* What you are asked to do
Repeat each entry as written and leave the images out of the copy.

* Source material

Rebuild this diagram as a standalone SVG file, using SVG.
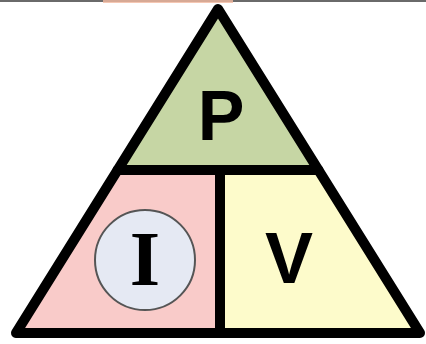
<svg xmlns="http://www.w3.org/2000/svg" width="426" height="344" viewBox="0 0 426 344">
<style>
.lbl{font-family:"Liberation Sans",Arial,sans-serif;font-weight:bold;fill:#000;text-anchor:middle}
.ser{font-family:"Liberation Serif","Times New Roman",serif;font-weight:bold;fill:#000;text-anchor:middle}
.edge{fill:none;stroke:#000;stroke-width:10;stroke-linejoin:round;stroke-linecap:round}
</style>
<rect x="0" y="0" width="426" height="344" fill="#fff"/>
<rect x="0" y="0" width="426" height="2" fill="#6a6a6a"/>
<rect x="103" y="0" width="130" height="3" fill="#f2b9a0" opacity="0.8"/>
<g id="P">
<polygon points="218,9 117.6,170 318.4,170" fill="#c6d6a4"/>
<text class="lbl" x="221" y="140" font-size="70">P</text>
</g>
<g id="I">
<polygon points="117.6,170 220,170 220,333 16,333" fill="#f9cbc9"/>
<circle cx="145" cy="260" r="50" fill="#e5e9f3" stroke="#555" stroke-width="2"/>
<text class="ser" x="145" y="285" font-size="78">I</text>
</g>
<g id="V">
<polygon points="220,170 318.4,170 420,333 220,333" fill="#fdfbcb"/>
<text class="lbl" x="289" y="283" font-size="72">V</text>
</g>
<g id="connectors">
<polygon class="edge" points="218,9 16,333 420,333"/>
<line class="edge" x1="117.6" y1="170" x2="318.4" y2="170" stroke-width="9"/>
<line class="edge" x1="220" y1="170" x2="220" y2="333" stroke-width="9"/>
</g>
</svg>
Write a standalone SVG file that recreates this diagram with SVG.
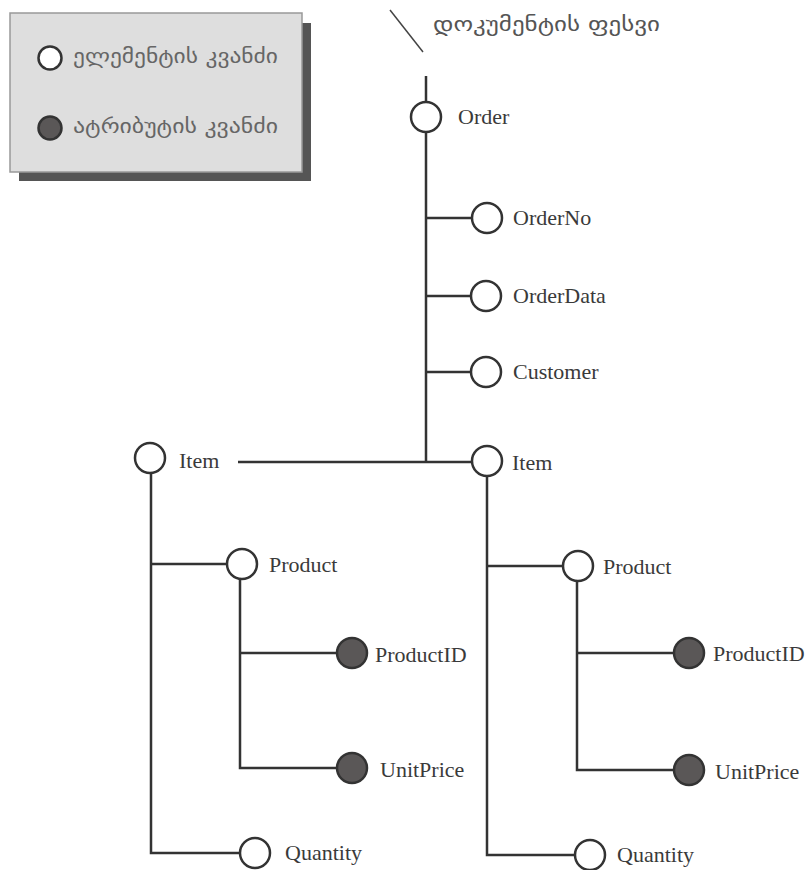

* Solution below
Rebuild this diagram as a standalone SVG file, using SVG.
<svg xmlns="http://www.w3.org/2000/svg" width="426" height="344" viewBox="0 0 426 344">
<style>
.lbl{font-family:"Liberation Sans",Arial,sans-serif;font-weight:bold;fill:#000;text-anchor:middle}
.ser{font-family:"Liberation Serif","Times New Roman",serif;font-weight:bold;fill:#000;text-anchor:middle}
.edge{fill:none;stroke:#000;stroke-width:10;stroke-linejoin:round;stroke-linecap:round}
</style>
<rect x="0" y="0" width="426" height="344" fill="#fff"/>
<rect x="0" y="0" width="426" height="2" fill="#6a6a6a"/>
<rect x="103" y="0" width="130" height="3" fill="#f2b9a0" opacity="0.8"/>
<g id="P">
<polygon points="218,9 117.6,170 318.4,170" fill="#c6d6a4"/>
<text class="lbl" x="221" y="140" font-size="70">P</text>
</g>
<g id="I">
<polygon points="117.6,170 220,170 220,333 16,333" fill="#f9cbc9"/>
<circle cx="145" cy="260" r="50" fill="#e5e9f3" stroke="#555" stroke-width="2"/>
<text class="ser" x="145" y="285" font-size="78">I</text>
</g>
<g id="V">
<polygon points="220,170 318.4,170 420,333 220,333" fill="#fdfbcb"/>
<text class="lbl" x="289" y="283" font-size="72">V</text>
</g>
<g id="connectors">
<polygon class="edge" points="218,9 16,333 420,333"/>
<line class="edge" x1="117.6" y1="170" x2="318.4" y2="170" stroke-width="9"/>
<line class="edge" x1="220" y1="170" x2="220" y2="333" stroke-width="9"/>
</g>
</svg>
Write a standalone SVG file that recreates this diagram with SVG.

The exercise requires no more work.